**EXERCISE:**
Scan the lines below for "chart"; report the number of lines that contain it, and only that.

**RECORD SET:**
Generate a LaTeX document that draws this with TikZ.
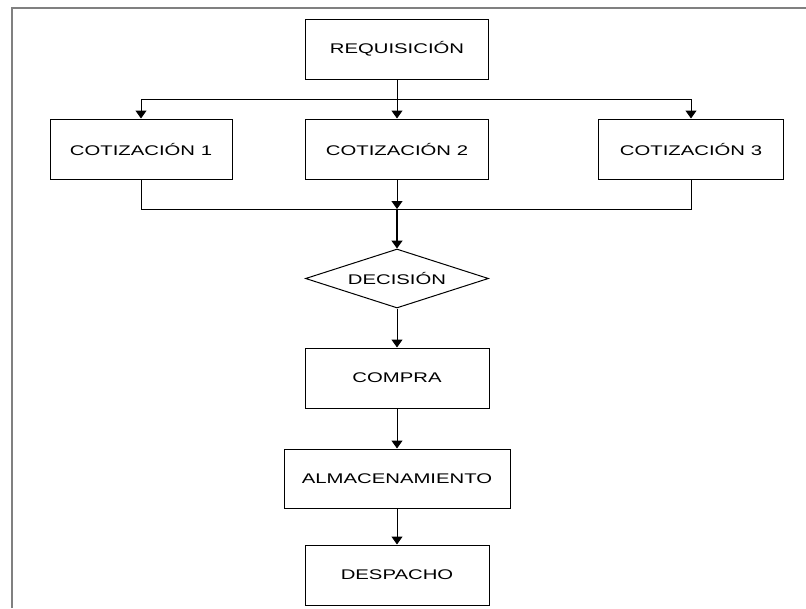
---
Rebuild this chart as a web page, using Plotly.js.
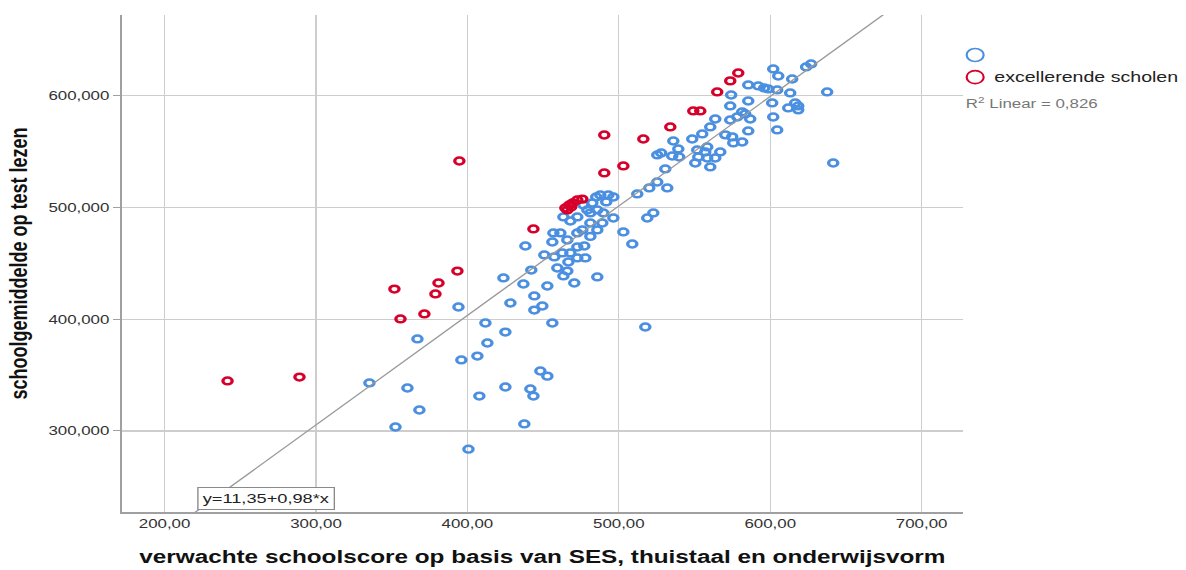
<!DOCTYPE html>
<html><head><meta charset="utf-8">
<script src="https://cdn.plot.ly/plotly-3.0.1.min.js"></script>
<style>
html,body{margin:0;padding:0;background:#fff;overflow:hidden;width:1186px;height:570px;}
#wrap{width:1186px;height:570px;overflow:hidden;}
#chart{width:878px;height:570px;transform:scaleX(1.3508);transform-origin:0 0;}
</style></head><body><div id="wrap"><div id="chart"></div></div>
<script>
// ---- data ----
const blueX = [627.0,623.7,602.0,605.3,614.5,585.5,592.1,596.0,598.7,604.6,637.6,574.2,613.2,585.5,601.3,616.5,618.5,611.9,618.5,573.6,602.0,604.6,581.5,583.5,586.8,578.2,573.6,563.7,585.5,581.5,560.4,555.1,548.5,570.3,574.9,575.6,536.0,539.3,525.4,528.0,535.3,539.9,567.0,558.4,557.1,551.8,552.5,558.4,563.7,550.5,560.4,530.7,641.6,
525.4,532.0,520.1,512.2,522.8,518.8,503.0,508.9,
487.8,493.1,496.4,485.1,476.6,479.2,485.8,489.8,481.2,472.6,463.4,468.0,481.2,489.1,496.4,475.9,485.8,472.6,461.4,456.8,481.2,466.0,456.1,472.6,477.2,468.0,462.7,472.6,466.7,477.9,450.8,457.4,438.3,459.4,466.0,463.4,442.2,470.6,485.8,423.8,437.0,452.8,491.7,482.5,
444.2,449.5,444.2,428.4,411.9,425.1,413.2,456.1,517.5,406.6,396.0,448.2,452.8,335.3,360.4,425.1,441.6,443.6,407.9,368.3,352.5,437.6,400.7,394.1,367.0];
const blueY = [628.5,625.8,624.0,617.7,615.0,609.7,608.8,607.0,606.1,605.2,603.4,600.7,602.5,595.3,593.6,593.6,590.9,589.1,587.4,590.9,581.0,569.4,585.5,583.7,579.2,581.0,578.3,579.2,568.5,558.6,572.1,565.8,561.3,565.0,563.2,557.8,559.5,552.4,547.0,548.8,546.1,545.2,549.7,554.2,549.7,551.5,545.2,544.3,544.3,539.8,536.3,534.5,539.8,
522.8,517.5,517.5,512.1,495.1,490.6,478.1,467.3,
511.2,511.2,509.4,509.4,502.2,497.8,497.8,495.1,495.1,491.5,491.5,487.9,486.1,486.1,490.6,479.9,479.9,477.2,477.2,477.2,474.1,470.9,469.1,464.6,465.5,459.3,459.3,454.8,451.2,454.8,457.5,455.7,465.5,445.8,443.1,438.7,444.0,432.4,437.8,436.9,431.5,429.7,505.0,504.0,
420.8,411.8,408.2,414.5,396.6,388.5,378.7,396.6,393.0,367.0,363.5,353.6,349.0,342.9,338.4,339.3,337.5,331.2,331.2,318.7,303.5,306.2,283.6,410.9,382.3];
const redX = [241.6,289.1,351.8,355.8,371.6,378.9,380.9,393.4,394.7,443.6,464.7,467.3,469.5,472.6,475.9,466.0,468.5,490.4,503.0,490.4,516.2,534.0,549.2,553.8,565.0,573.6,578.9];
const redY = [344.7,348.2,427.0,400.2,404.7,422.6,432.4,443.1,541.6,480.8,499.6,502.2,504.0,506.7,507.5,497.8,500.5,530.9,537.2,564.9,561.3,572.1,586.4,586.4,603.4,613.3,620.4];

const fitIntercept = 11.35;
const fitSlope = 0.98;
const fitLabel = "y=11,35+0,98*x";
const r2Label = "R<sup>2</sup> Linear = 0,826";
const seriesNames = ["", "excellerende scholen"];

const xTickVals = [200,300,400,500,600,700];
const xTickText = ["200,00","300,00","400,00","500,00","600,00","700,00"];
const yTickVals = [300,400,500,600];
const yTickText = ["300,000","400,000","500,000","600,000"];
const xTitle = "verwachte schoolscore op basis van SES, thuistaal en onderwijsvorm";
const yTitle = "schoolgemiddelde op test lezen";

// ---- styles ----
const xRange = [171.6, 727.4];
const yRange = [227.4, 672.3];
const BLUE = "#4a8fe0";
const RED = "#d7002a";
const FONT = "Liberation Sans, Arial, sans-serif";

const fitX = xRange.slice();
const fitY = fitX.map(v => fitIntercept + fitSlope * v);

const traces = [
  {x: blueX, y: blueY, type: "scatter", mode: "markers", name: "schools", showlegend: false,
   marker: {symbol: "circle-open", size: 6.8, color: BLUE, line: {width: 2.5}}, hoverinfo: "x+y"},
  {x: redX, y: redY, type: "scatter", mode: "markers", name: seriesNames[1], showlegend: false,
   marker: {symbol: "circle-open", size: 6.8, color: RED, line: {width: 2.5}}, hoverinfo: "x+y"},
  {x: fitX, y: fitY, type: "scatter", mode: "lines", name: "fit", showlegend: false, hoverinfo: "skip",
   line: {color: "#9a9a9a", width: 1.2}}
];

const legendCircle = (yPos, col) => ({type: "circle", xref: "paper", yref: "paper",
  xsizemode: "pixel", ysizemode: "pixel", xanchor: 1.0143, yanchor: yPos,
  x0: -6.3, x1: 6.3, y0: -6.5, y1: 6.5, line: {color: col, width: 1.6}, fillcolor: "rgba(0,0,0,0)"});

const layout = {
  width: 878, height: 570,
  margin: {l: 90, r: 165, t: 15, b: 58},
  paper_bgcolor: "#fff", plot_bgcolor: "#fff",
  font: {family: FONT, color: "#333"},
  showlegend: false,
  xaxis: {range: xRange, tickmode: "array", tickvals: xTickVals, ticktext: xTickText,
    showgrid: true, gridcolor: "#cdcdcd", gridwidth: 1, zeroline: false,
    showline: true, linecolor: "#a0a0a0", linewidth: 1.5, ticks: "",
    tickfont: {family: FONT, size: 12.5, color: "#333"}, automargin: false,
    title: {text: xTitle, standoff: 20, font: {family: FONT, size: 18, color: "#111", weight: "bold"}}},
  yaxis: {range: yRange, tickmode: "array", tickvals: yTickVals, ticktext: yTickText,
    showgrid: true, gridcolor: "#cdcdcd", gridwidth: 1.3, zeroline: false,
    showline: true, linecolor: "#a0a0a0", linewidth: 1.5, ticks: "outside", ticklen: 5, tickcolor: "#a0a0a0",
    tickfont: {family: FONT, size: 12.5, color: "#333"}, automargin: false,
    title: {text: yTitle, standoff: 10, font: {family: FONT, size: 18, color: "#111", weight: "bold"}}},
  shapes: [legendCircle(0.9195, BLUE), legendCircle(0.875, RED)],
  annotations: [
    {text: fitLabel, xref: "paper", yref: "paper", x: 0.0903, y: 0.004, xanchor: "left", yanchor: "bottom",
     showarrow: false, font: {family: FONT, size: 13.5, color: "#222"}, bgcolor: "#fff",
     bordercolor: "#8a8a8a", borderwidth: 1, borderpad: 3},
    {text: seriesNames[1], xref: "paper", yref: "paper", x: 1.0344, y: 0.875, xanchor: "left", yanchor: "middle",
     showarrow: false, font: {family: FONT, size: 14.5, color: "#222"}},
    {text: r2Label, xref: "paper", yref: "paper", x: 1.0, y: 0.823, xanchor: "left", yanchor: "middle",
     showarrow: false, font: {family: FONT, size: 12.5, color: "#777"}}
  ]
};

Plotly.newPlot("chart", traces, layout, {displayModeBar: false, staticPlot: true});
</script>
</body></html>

**THE RESPONSE:**
4